Exercise prompt: Work through the entries below and report how many lines include "this". The number alone is the answer.

Material provided:
·····

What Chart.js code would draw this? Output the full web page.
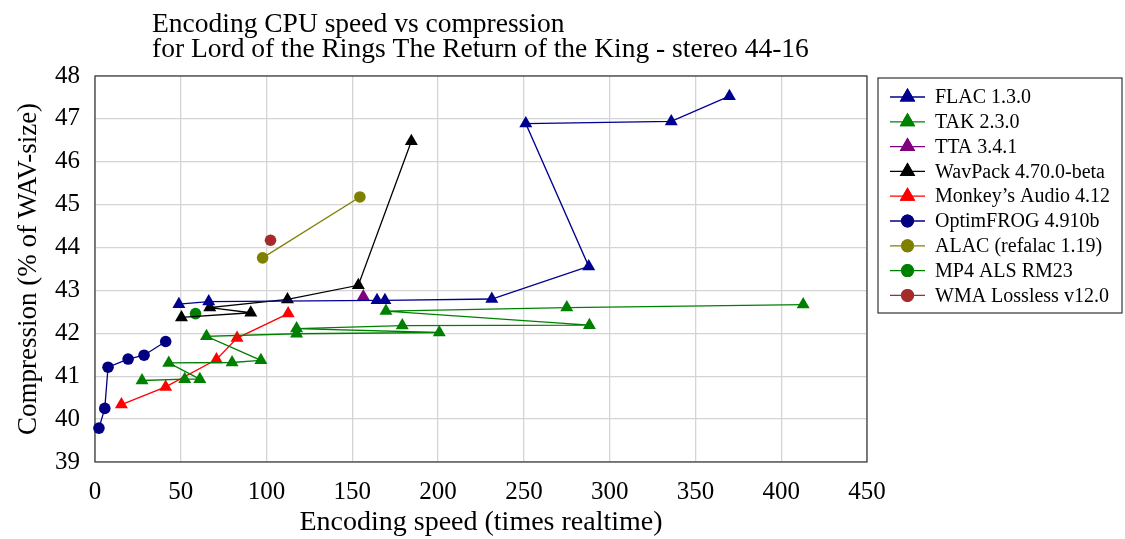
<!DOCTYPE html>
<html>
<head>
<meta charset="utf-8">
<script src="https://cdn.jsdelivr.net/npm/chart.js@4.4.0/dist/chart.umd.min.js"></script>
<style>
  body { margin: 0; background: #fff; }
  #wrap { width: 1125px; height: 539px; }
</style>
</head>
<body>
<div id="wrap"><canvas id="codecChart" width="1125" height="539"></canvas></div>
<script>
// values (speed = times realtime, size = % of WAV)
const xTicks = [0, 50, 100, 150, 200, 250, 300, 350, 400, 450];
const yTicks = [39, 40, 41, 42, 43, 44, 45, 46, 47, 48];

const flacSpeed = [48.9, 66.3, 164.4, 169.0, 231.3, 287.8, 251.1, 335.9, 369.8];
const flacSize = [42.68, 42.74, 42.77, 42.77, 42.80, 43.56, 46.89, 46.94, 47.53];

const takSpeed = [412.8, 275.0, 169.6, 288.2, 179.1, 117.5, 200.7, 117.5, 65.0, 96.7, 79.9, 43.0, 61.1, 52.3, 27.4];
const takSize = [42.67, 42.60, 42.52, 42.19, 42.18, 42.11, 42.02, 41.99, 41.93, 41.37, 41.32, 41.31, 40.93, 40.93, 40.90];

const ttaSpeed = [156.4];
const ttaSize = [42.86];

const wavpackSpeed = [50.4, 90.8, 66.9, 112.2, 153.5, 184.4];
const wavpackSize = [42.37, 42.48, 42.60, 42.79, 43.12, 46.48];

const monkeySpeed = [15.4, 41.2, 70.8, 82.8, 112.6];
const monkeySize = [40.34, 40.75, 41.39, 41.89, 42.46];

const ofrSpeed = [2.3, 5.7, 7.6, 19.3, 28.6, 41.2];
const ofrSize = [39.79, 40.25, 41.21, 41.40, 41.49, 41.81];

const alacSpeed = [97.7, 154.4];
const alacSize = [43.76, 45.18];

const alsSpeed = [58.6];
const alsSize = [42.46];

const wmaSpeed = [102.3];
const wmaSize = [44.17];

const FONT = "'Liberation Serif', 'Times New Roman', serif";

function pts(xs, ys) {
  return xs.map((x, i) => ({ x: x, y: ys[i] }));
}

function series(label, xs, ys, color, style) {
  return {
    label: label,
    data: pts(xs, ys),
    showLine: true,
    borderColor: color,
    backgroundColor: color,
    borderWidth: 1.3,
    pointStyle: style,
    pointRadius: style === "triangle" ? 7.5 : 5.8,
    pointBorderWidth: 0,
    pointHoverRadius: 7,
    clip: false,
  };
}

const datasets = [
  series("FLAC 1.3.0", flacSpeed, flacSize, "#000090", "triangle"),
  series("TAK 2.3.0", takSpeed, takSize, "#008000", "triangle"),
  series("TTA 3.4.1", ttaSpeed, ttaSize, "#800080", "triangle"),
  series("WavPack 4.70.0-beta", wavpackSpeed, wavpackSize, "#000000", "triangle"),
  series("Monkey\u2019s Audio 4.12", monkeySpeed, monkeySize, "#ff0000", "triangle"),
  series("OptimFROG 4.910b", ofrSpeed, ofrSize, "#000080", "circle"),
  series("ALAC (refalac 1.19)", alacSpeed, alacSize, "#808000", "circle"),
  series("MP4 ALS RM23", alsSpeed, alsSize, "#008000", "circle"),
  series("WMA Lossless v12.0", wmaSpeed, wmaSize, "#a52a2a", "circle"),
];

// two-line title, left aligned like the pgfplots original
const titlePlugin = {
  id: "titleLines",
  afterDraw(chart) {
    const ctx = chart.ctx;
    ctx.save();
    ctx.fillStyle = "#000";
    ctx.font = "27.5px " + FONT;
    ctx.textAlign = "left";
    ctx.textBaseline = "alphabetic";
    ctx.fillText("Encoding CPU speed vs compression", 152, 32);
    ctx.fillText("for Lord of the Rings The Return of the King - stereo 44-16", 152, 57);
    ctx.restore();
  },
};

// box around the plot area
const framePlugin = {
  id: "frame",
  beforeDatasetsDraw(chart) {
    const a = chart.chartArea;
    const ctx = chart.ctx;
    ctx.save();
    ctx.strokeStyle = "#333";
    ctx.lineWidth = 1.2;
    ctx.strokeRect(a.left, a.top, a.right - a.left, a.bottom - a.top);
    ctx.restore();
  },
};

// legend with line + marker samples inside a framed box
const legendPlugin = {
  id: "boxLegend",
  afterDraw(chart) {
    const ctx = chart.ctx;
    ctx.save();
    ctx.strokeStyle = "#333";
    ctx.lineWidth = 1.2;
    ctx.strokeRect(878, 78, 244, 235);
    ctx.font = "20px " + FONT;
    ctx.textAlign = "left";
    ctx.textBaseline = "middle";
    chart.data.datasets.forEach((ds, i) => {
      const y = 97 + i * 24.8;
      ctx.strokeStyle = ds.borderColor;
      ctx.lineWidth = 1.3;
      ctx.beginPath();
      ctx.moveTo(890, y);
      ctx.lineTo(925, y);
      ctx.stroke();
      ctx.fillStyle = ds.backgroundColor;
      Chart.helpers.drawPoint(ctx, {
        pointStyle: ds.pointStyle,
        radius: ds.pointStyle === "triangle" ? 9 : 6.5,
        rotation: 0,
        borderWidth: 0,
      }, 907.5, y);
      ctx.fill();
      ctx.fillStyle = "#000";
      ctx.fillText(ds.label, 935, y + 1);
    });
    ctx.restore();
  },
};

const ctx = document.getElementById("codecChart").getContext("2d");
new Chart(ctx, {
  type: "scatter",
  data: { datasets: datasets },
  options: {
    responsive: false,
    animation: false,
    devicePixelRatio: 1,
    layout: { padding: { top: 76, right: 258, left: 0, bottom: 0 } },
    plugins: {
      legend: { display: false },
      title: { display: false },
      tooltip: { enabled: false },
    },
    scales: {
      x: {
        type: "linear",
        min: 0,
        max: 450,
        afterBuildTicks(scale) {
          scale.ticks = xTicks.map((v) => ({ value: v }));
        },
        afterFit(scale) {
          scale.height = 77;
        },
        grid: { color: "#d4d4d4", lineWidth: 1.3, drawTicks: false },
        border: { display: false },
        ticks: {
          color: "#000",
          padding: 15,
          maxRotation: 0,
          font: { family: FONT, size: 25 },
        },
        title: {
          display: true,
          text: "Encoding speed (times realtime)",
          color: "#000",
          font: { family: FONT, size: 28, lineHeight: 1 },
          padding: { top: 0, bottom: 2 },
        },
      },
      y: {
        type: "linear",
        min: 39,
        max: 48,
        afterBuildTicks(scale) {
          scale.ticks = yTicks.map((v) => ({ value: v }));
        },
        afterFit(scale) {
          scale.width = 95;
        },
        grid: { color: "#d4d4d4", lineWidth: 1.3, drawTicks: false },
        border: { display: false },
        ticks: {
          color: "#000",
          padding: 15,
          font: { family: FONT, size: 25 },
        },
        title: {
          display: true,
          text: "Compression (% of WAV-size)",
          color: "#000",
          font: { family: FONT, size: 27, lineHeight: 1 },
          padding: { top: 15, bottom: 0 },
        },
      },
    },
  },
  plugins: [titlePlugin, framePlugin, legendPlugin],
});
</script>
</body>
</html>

·····

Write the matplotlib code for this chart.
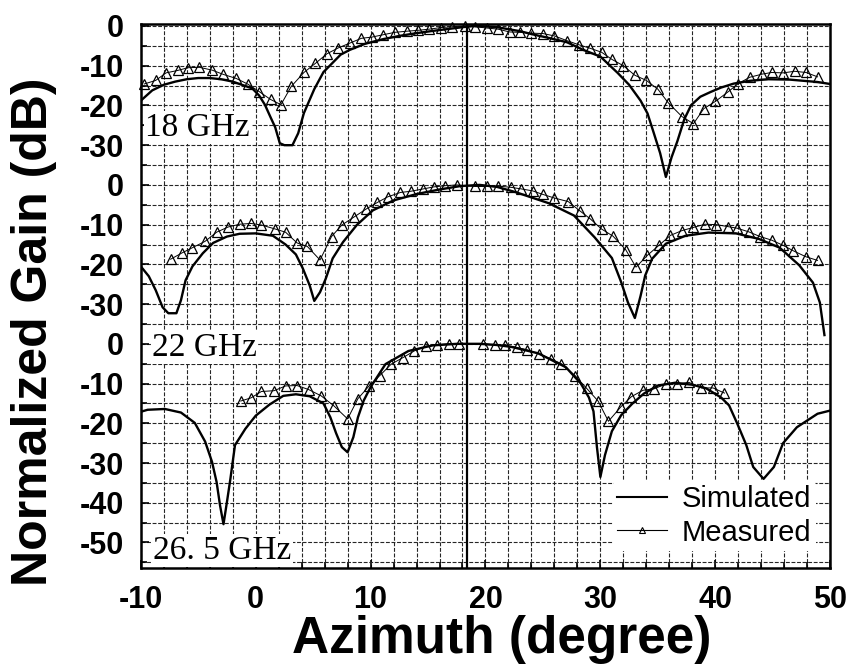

·····

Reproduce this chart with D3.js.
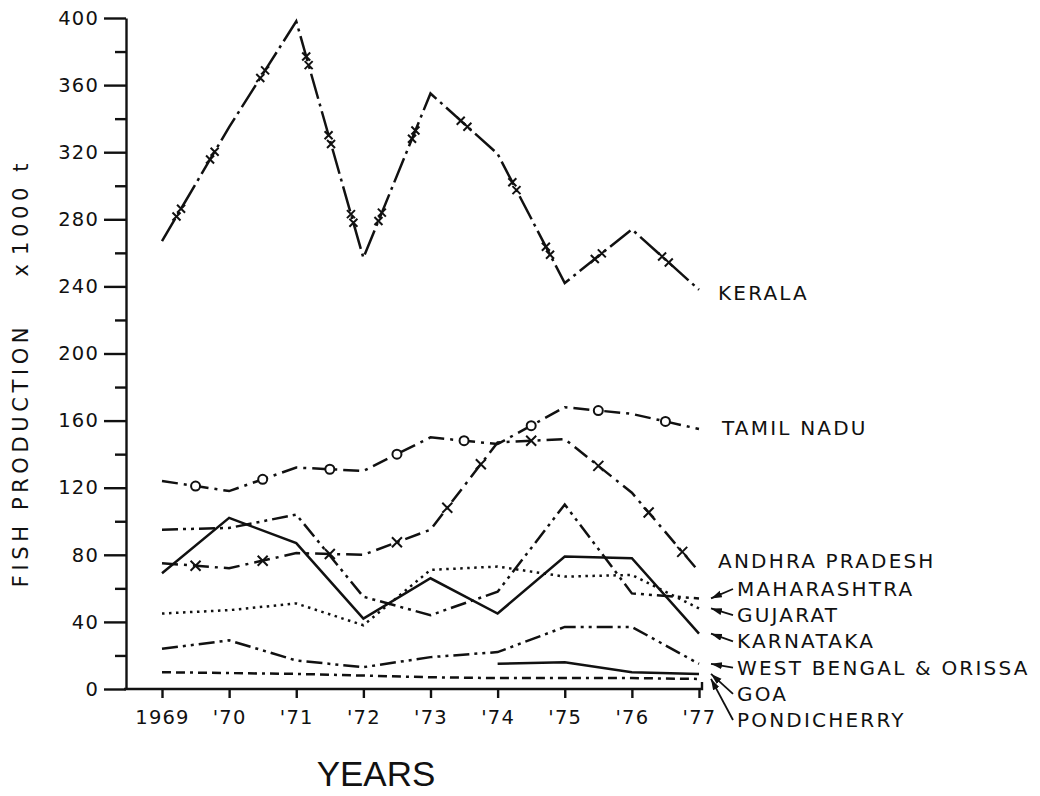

·····

Solution to the exercise: 3